In the case of Ethereum, it takes a lot of time (weeks, months) to get node operators to update even to a scheduled hard fork. Highlighting that a release contains important consensus or DoS fixes always runs the risk of someone trying to beat updaters to the punch line and taking the network down. Security via obscurity is definitely not something to aim for, but delaying a potential attack by enough to get most node operators immune may be worth the temporary "hit" to transparency.
In this particular instance, the consensus bug was dormant in the code for over 1 year. The probability after all that time for someone to accidentally trigger it is tiny. Opposed to that, the probability of someone maliciously triggering it if highlighted as a security issue is not insignificant. The Geth team made the conscious decision not to mention it, hoping that people eventually upgrade to versions that contain the fix and the issue is gradually ejected from the network.
You might object that "it obviously didn't work".
We'd argue that it actually did work: most nodes have indeed updated and were not affected. From a network health perspective, the strategy worked as intended and the Ethereum network survived without meaningful issues. Certain projects using Infura were impacted, but at the end of the day, the primary goal of the Geth team is the health of the Ethereum network as a whole, individual pieces of it are only secondary.

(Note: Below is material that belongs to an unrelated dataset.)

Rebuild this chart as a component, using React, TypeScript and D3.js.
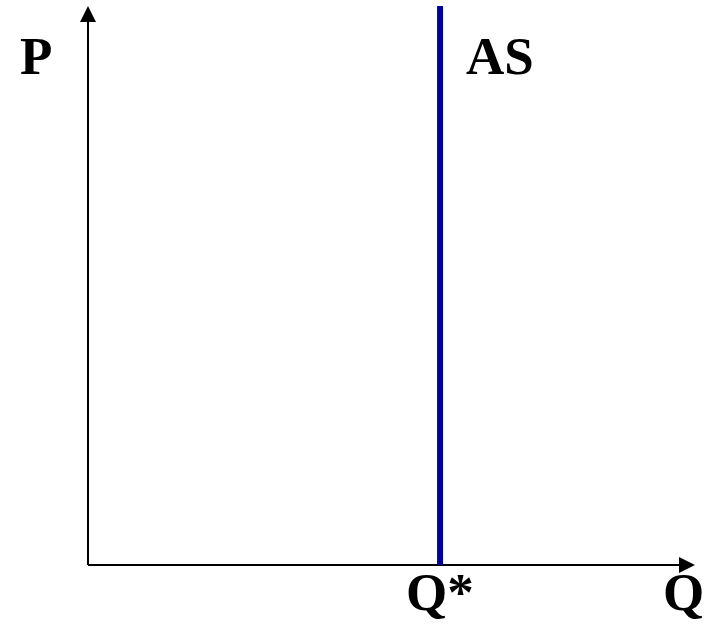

The decision whether or not to publish details about a serious bug boils down to what the fallout would be in both cases and picking the one where the damage is smaller. Over the past years we've fixed a number of consensus issues never published and helped fix a number of such issues in Nethermind, Besu and Parity, part of them never published. In all these cases, avoiding the limelight allowed the network to seamlessly evolve without running the risk of attacks and without keeping node operators in a constant state of emergency that they need to do immediate updates.

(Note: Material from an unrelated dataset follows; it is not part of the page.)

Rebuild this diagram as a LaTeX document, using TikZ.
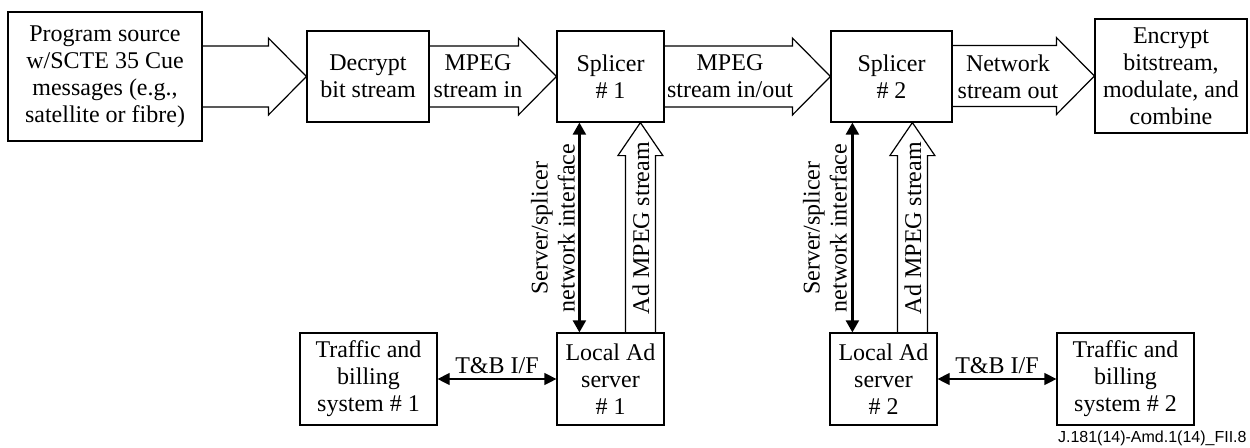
\documentclass[tikz,border=0pt]{standalone}
\usepackage{fontspec}
\setmainfont{Liberation Serif}
\newfontfamily\footfont{Liberation Sans}
\usetikzlibrary{calc,arrows.meta}
\newcommand\hblock[2]{%
  \draw[blk] ($(#1.east |- #2.west)+(0,-30.5)$) -- ($(#2.west)+(-38,-30.5)$) -- ($(#2.west)+(-38,-38.5)$) -- (#2.west)
    -- ($(#2.west)+(-38,38.5)$) -- ($(#2.west)+(-38,30.5)$) -- ($(#1.east |- #2.west)+(0,30.5)$);}
\newcommand\vblock[4]{% bottom node, top node, x offset, name
  \coordinate (#4b) at ($(#1.north west)+(#3,0)$);
  \coordinate (#4t) at (#4b |- #2.south);
  \draw[blk] ($(#4b)+(-15,0)$) -- ($(#4t)+(-15,33)$) -- ($(#4t)+(-22.5,33)$) -- (#4t)
    -- ($(#4t)+(22.5,33)$) -- ($(#4t)+(15,33)$) -- ($(#4b)+(15,0)$);}
\begin{document}
\begin{tikzpicture}[x=0.5pt,y=-0.5pt,
  box/.style={draw,line width=0.6pt,align=center,inner sep=0pt,font=\fontsize{12}{13.5}\selectfont},
  lbl/.style={align=center,inner sep=0pt,font=\fontsize{12}{13.5}\selectfont},
  blk/.style={draw,line width=0.6pt,line join=miter},
  bi/.style={line width=1.1pt,{Triangle[width=6.5pt,length=6pt]}-{Triangle[width=6.5pt,length=6pt]}},
  tb/.style={line width=0.6pt,{Triangle[width=6pt,length=6pt]}-{Triangle[width=6pt,length=6pt]}}]
\useasboundingbox (0,0) rectangle (1250,447);
% boxes
\node[box,minimum width=97pt,minimum height=64.5pt] (ps) at (105,76.5) {Program source\\w/SCTE 35 Cue\\messages (e.g.,\\satellite or fibre)};
\node[box,minimum width=61pt,minimum height=45.5pt] (dec) at (368,76.5) {Decrypt\\bit stream};
\node[box,minimum width=53.5pt,minimum height=45.5pt] (sp1) at (610.5,76.5) {Splicer\\\# 1};
\node[box,minimum width=60.5pt,minimum height=45.5pt] (sp2) at (891.5,76.5) {Splicer\\\# 2};
\node[box,minimum width=76pt,minimum height=57pt] (enc) at (1171,76) {Encrypt\\bitstream,\\modulate, and\\combine};
\node[box,minimum width=68.5pt,minimum height=46pt] (tb1) at (368.5,379) {Traffic and\\billing\\system \# 1};
\node[box,minimum width=53.5pt,minimum height=46pt] (lad1) at (610.5,379) {Local Ad\\server\\\# 1};
\node[box,minimum width=53.5pt,minimum height=46pt] (lad2) at (883.5,379) {Local Ad\\server\\\# 2};
\node[box,minimum width=68.5pt,minimum height=46pt] (tb2) at (1125.5,379) {Traffic and\\billing\\system \# 2};
% horizontal block arrows
\hblock{ps}{dec}
\hblock{dec}{sp1}
\hblock{sp1}{sp2}
\hblock{sp2}{enc}
\node[lbl] (l1) at (478,76.5) {MPEG\\stream in};
\node[lbl] (l2) at (730,76.5) {MPEG\\stream in/out};
\node[lbl] (l3) at (1008,76.5) {Network\\stream out};
% vertical block arrows
\vblock{lad1}{sp1}{84}{va}
\vblock{lad2}{sp2}{83}{vb}
\node[lbl,rotate=90] (l4) at (641,228) {Ad MPEG stream};
\node[lbl,rotate=90] (l5) at (913,228) {Ad MPEG stream};
% bidirectional interface arrows
\coordinate (ba) at ($(lad1.north west)+(23,0)$);
\coordinate (bb) at ($(lad2.north west)+(23,0)$);
\draw[bi] (ba) -- (ba |- sp1.south);
\draw[bi] (bb) -- (bb |- sp2.south);
\node[lbl,rotate=90] (l6) at (553,228) {Server/splicer\\network interface};
\node[lbl,rotate=90] (l7) at (825,228) {Server/splicer\\network interface};
% T&B arrows
\draw[tb] (tb1.east) -- (lad1.west);
\draw[tb] (lad2.east) -- (tb2.west);
\node[lbl] (l8) at (497,366) {T\&B I/F};
\node[lbl] (l9) at (997,366) {T\&B I/F};
% figure id
\node[inner sep=0pt,anchor=east,font=\footfont\fontsize{8}{9}\selectfont] (fid) at (1247,438) {J.181(14)-Amd.1(14)\_FII.8};
\end{tikzpicture}
\end{document}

We definitely don't condone doing this for all bugs - and we ourselves published a number of releases where we emphasized their emergency - but at certain times, it's better to remain silent as shown by other projects too such as Monero, ZCash and Bitcoin.
This particular silent consensus fix took an unexpected turn with yesterday's network split, but retrospectively we still believe it was the right call. We understand that we cannot expect operators to always immediately update to the latest releases and appreciate the understanding that our vulnerability management and release structure has nuances unique to a blockchain ecosystem.